Menurut UU Nomor. 23 Tahun 2004, Pasal 1 (3), seseorang yang dapat disebut sebagai korban KDRT adalah siapapun yang mengalami kekerasan dan/atau ancaman kekerasan dalam lingkup rumah tangga.
Sementara itu, pelaku KDRT dikategorikan Komnas Perempuan menjadi dua kelompok, yaitu negara dan non negara. Pelaku non negara meliputi suami, pasangan, ayah, ayah mertua, ayah tiri, paman, anak laki-laki, atau anggota keluarga laki-laki lainnya. Sementara itu, pelaku negara adalah pihak-pihak yang memiliki posisi tertentu di tingkat negara dan menggunakan kewenangannya untuk mengabaikan atau membiarkan kasus KDRT yang terjadi pada korban. Tidak hanya itu, penghambatan akses perempuan terhadap layanan, bantuan, dan keadilan juga dapat dikategorikan sebagai KDRT.
Menurut UU Nomor. 23 Tahun 2004, Pasal 1 (3), seseorang yang dapat disebut sebagai korban KDRT adalah siapapun yang mengalami kekerasan dan/atau ancaman kekerasan dalam lingkup rumah tangga.
Adapun bentuk-bentuk KDRT secara detail tertuang dalam empat pasal UU PKDRT. Berikut penjelasannya.

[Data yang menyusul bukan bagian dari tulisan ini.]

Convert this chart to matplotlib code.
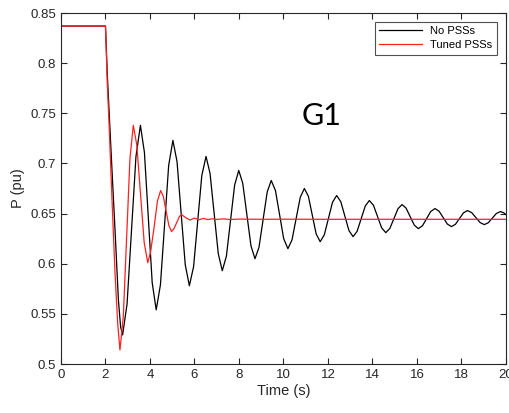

1. Kekerasan Fisik : Dalam Pasal 6 UU PKDRT, kekerasan fisik dikategorikan sebagai salah satu bentuk KDRT. Kekerasan fisik yang dimaksud adalah perbuatan yang mengakibatkan rasa sakit, jatuh sakit, atau luka berat pada korban.
2. Kekerasan Psikis : Dalam Pasal 7 UU PKDRT, kekerasan psikis dikategorikan sebagai salah satu bentuk KDRT. Kekerasan psikis yang dimaksud pasal tersebut adalah perbuatan yang mengakibatkan ketakutan, hilangnya rasa percaya diri, hilangnya kemampuan untuk bertindak, rasa tidak berdaya, dan/atau penderitaan psikis berat pada korban.
3. Kekerasan Seksual : Dalam Pasal 8 UU PKDRT, kekerasan seksual dikategorikan sebagai salah satu bentuk KDRT. Dalam pasal ini, terdapat dua jenis kekerasan seksual, yaitu.
- Pemaksaan hubungan seksual yang dilakukan terhadap orang yang menetap dalam lingkup rumah tangga,
- Pemaksaan hubungan seksual terhadap salah seorang dalam lingkup rumah tangganya dengan orang lain untuk tujuan komersial dan/atau tujuan tertentu.
4. Penelantaran Rumah Tangga : Dalam Pasal 9 UU PKDRT, kekerasan fisik dikategorikan sebagai salah satu bentuk KDRT. Terdapat dua poin yang dijabarkan dalam pasal 9 yang mengatur penelantaran rumah tangga sebagai KDRT, yakni :
- Setiap orang dilarang menelantarkan orang dalam lingkup rumah tangganya, padahal menurut hukum yang berlaku baginya atau karena persetujuan atau perjanjian ia wajib memberikan kehidupan, perawatan, atau pemeliharaan kepada orang tersebut.
- Penelantaran sebagaimana dimaksud pada ayat (1) juga berlaku bagi setiap orang yang mengakibatkan ketergantungan ekonomi dengan cara membatasi dan/atau melarang untuk bekerja yang layak di dalam atau di luar rumah sehingga korban berada di bawah kendali orang tersebut.
Berdasarkan catatan tahunan Komnas Perempuan pada 2020, KDRT menempati urutan pertama dengan persentase 75,4 persen atau sekitar 11.105 kasus. 4.783 kasus di antaranya merupakan kekerasan fisik. Sementara itu, 6.555 kasus atau sekitar 59 persen adalah kekerasan terhadap istri.